ISLAMABAD: The Afghan foreign minister has opted out of the meeting of the council of ministers of the Economic Cooperation Organisation (ECO) in the wake of rising tensions between Pakistan and Afghanistan.
The decision of the foreign minister, Salahuddin Rabbani, comes after the two neighbouring countries have found themselves stuck in a diplomatic face-off with Pakistan closing the Pak-Afghan border and incidents of cross-border shelling on a continuous rise.
The closing of the border had come after a number of attacks all over Pakistan took the lives of at least 100 people and injured three times as many. The two countries have been exchanging blows and the Pakistan government has maintained that the militants responsible for the attacks operate from across the border. Both countries have also swapped lists of militants blamed for attacks in in their respective sovereign land.
In the absence of the foreign minister, the Afghan ambassador to Pakistan, Omar Zakhilwal, represented Kabul in the meeting.
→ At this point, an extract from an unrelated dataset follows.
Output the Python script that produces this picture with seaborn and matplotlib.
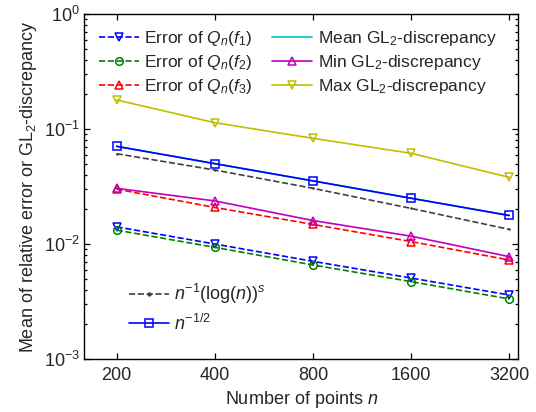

It has also been confirmed that Zakhilwal will represent Afghanistan on Wednesday’s summit meeting and that the foreign minister will not be making an appearance.
Simmering tensions between the two countries only escalated after the Afghan foreign office called on their Pakistani counterparts in Kabul to lodge protests over alleged cross-border rocket firing. The closing of the border the two countries share has also been a contentious matter for the Afghans.
Matters only took a turn for the worse after India boycotted the SAARC Summit, which is to be held in Pakistan in November, and Afghanistan followed suit. The move resulted in the summit being delayed.
It is worth mentioning that Afghanistan needs ECO as a forum to engage with other powers in the region in both a bilateral and multinational capacity. The absence of the foreign minister is even more questionable considering that the theme for the summit is Connectivity for Regional Prosperity.